In an [obtained] letter sent to Snoqualmie Indian Tribe members dated July 1, 2016, the Snoqualmie Tribal Council informed members that it had placed Tribal “Chairwoman, Carolyn Lubenau; Vice Chairwoman, Sharon Frelinger; and Chief Financial Officer, Windy Katherine Epps on paid administrative leave pending an investigation, effective immediately.”
The letter did not state the reason for the investigation, but did say as it was a pending investigation, it would not be fair to those involved to discuss the matter.
Multiple contact attempts with the Snoqualmie Tribe were unanswered, including Chairwoman Lubenau.
Lubenau and Frelinger were two of nine Snoqualmie Tribe members banished amidst a controversial election dispute in 2008. Tribe members overwhelmingly voted to reinstate all nine members in September 2009.
In 2013 Lubenau was elected Tribal Chairwoman. She has been an outspoken opponent of the City of Snoqualmie’s Tokul Roundabout project (completed this spring), as well as the Muckleshoot Tribe’s planned Salish Lodge expansion and 175 home development on land near the roundabout – land Lubenau has stated repeatedly is sacred.
The Tribe has run a fairly intensive, anti-development campaign over the past year, including multiple full-page newspapers ads against the roundabout and housing development, and sent out thousands of mailers depicting bulldozers at the base of Snoqualmie Falls. They also filed a lawsuit to stop the development, in addition to a well-publicized discrimination suit against the city.
The Save Snoqualmie Facebook page now has over 50,000 likes – although the City of Snoqualmie has always maintained the roundabout does not infringe on the Falls; helps improve vehicle and foot traffic on SR 202 near popular Snoqualmie Falls Park; and the future hotel expansion and development will occur on land already disturbed over the years by road construction and logging activity.
Snoqualmie Mayor Matt Larson said he was aware of the tribal investigation, commenting, “As I understand, it involves an internal dispute between a couple of factions within the Tribe about tribal business dealings.”
Larson added, “Meanwhile, our negotiations with the Tribe have come to another standstill while the clock is ticking on our one-year sewer services contract extension.”
Last year the City signed that one-year sewer contract extension with the Tribe for service to the Snoqualmie Casino. At that time, though, the City Council also voted to end services on November 30th when the contract extension was up.
That move led to the Snoqualmie Tribe filing a federal discrimination lawsuit against the city, which was later dismissed by a federal judge. Since then, the two parties had been negotiating terms and sewer needs for an ongoing service agreement.
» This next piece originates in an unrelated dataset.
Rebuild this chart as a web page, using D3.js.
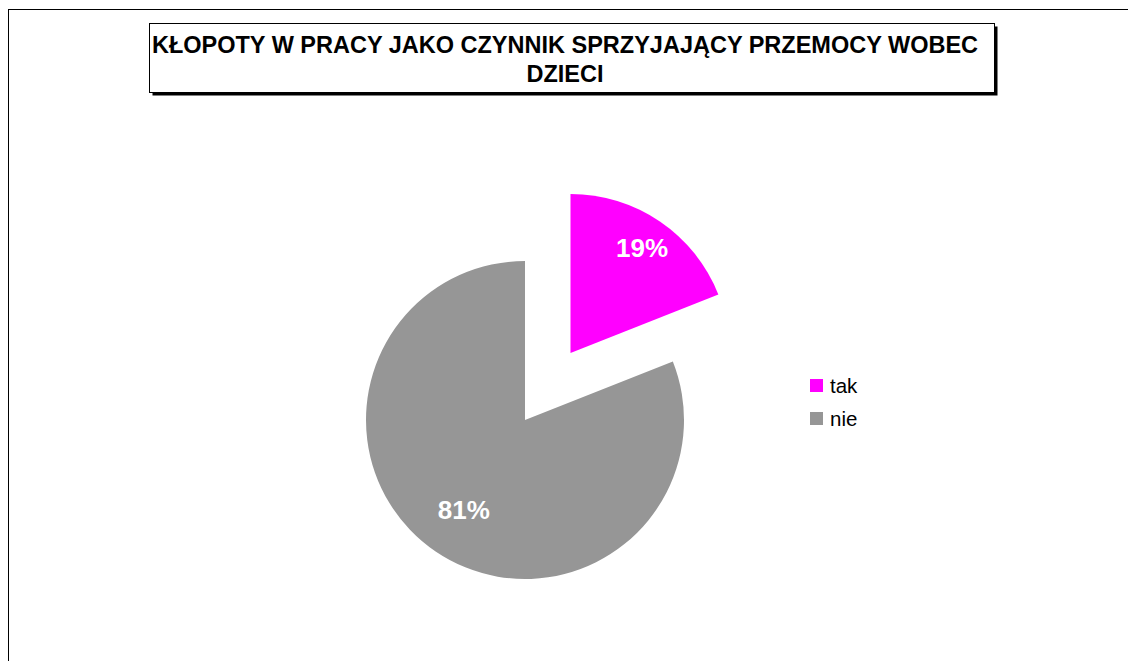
<!DOCTYPE html>
<html lang="pl">
<head>
<meta charset="UTF-8">
<title>Kłopoty w pracy</title>
<script src="https://d3js.org/d3.v7.min.js"></script>
<style>
    body {
        margin: 0;
        padding: 0;
        background: #fff;
        font-family: 'Liberation Sans', Arial, sans-serif;
    }
    svg { display: block; }
</style>
</head>
<body>
<svg id="chart"></svg>
<script>
    // data
    const categories = ["tak", "nie"];
    const values = [19, 81];
    const colors = ["#ff00ff", "#969696"];
    const titleLines = ["KŁOPOTY W PRACY JAKO CZYNNIK SPRZYJAJĄCY PRZEMOCY WOBEC", "DZIECI"];

    const W = 1128, H = 661;
    const svg = d3.select("#chart").attr("width", W).attr("height", H);

    // outer chart frame (runs off the right and bottom edges)
    svg.append("rect")
        .attr("x", 8.5).attr("y", 9.5)
        .attr("width", W + 10).attr("height", H + 10)
        .attr("fill", "none").attr("stroke", "#000").attr("stroke-width", 1);

    // title box with shadow
    const tb = { x: 149.5, y: 23.5, w: 845, h: 69 };
    svg.append("rect")
        .attr("x", tb.x + 3).attr("y", tb.y + 3)
        .attr("width", tb.w).attr("height", tb.h)
        .attr("fill", "#000");
    svg.append("rect")
        .attr("x", tb.x).attr("y", tb.y)
        .attr("width", tb.w).attr("height", tb.h)
        .attr("fill", "#fff").attr("stroke", "#000").attr("stroke-width", 1);

    svg.append("g").selectAll("text")
        .data(titleLines)
        .join("text")
        .attr("x", tb.x + tb.w / 2 - 7)
        .attr("y", (d, i) => 52.5 + i * 29)
        .attr("text-anchor", "middle")
        .attr("font-size", "23.5px")
        .attr("font-weight", "bold")
        .attr("fill", "#000")
        .text(d => d);

    // pie
    const cx = 525, cy = 420, r = 159;
    const explode = 81;

    const pie = d3.pie().sort(null).value(d => d.value);
    const arcs = pie(categories.map((c, i) => ({ name: c, value: values[i], color: colors[i] })));

    const arc = d3.arc().innerRadius(0).outerRadius(r);
    // the exploded slice keeps its label further out
    const labelArc = i => d3.arc().innerRadius(i === 0 ? r * 0.8 : r * 0.685).outerRadius(i === 0 ? r * 0.8 : r * 0.685);

    const g = svg.append("g").attr("transform", `translate(${cx},${cy})`);

    const slices = g.selectAll("g.slice")
        .data(arcs)
        .join("g")
        .attr("class", "slice")
        .attr("transform", (d, i) => {
            if (i !== 0) return null;
            const mid = (d.startAngle + d.endAngle) / 2;
            return `translate(${explode * Math.sin(mid)},${-explode * Math.cos(mid)})`;
        });

    slices.append("path")
        .attr("d", arc)
        .attr("fill", d => d.data.color);

    slices.append("text")
        .attr("transform", (d, i) => `translate(${labelArc(i).centroid(d)})`)
        .attr("text-anchor", "middle")
        .attr("dy", "0.36em")
        .attr("font-size", "26px")
        .attr("font-weight", "bold")
        .attr("fill", "#fff")
        .text(d => d.data.value + "%");

    // legend
    const legend = svg.append("g").attr("transform", "translate(810,379)");
    const items = legend.selectAll("g")
        .data(categories)
        .join("g")
        .attr("transform", (d, i) => `translate(0,${i * 33})`);
    items.append("rect")
        .attr("width", 13).attr("height", 13)
        .attr("fill", (d, i) => colors[i]);
    items.append("text")
        .attr("x", 20).attr("y", 14)
        .attr("font-size", "20.5px")
        .attr("fill", "#000")
        .text(d => d);
</script>
</body>
</html>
There is no information regarding who has taken over the duties of Lubenau, Frelinger and Epps during the investigation, or when it might be completed. The letter sent to members was signed by Tribal Secretary, Alisa Burley.
According to a Tribe member who wished to remain anonymous, the three leaders do not reside in the Snoqualmie Valley area and Epps is the daughter of Lubenau.
That member added that only a small amount of the Tribe’s approximate 600 members currently reside in the Snoqualmie area and most can only guess about the reasons for the investigation – saying very little information has been provided.